Material provided:
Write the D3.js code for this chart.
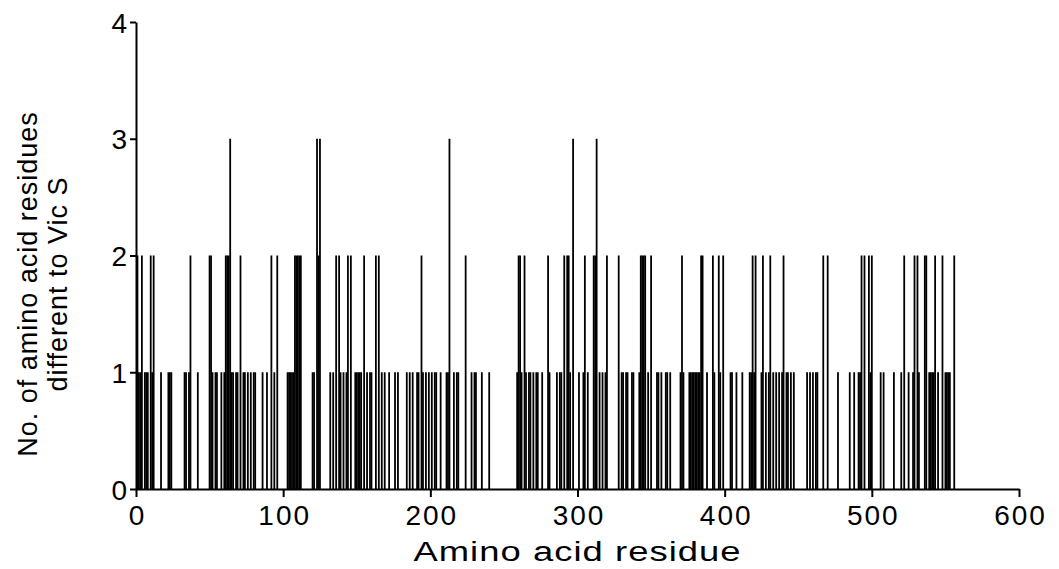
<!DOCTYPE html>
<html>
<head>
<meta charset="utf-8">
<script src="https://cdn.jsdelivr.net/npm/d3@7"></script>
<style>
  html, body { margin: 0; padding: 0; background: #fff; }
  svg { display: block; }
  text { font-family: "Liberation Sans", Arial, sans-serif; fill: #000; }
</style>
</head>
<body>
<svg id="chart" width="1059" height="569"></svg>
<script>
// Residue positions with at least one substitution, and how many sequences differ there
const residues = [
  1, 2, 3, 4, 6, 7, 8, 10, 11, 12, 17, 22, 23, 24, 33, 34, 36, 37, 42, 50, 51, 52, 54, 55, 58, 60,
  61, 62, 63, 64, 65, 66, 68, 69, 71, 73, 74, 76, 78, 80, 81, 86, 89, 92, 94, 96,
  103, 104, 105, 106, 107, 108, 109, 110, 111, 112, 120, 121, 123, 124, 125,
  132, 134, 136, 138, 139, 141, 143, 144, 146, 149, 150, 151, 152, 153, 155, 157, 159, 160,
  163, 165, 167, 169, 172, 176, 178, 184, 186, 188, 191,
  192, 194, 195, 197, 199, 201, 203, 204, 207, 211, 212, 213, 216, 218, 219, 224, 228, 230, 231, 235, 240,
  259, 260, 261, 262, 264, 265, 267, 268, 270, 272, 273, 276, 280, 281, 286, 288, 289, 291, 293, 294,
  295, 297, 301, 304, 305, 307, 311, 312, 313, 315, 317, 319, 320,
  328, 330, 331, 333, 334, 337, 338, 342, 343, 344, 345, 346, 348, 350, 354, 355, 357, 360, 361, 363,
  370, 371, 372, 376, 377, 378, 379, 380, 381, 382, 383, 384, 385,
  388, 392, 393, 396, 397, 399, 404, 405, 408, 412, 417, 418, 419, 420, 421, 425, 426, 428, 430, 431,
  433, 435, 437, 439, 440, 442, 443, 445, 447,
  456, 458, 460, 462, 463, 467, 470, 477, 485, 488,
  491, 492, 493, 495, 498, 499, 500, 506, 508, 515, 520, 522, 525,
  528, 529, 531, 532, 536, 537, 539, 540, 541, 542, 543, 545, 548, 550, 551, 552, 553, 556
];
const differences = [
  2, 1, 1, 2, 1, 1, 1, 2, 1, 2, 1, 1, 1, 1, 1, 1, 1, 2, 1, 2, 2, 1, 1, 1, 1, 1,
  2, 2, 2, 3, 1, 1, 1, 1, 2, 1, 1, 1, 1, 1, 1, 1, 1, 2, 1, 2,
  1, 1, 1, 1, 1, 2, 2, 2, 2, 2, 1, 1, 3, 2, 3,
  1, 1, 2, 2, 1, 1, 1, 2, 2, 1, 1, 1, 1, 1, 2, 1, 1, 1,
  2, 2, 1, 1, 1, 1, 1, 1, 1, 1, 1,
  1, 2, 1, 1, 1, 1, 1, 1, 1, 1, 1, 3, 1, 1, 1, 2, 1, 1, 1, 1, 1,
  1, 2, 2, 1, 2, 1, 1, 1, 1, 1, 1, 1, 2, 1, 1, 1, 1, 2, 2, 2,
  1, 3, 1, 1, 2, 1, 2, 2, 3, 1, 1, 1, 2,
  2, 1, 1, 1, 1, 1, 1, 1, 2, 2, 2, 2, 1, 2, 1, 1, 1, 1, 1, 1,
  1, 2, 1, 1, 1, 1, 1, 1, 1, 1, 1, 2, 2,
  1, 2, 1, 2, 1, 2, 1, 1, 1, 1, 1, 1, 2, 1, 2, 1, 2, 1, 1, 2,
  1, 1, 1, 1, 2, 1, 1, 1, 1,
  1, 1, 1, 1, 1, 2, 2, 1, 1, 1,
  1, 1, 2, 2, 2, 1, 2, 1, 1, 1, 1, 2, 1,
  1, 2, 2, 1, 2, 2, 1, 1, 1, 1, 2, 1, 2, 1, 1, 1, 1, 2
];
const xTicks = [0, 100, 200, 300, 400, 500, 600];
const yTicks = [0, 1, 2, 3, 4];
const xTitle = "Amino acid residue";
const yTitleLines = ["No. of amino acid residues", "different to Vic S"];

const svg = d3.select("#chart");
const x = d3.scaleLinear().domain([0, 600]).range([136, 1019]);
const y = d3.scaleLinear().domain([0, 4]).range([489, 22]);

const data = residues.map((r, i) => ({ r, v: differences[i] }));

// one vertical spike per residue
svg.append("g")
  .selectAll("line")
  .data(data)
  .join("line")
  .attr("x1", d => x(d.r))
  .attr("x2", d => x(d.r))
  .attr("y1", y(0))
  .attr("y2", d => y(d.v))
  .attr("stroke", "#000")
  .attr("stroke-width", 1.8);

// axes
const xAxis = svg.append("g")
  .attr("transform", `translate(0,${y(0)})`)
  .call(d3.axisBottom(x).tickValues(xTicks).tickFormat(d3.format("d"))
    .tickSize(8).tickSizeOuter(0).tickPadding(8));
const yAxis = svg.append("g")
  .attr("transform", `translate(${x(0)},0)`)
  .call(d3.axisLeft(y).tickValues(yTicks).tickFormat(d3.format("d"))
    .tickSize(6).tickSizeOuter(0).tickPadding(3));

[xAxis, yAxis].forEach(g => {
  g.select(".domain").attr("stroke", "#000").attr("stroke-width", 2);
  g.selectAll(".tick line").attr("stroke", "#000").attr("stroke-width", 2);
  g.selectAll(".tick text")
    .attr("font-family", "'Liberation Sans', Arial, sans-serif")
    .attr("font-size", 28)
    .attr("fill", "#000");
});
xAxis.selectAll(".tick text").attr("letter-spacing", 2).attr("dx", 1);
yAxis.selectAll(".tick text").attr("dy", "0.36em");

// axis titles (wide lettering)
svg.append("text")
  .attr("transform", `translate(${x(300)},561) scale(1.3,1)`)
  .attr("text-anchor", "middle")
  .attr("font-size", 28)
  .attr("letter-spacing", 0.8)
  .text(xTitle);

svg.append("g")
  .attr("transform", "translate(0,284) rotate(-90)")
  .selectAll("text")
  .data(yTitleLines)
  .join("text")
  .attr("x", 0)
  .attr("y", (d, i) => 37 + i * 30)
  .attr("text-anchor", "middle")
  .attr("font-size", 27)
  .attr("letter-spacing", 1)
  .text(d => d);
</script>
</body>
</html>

To be done:
Extract every line above containing the word "chart".

Solution to the problem:
Write the D3.js code for this chart.
<svg id="chart" width="1059" height="569"></svg>
const svg = d3.select("#chart");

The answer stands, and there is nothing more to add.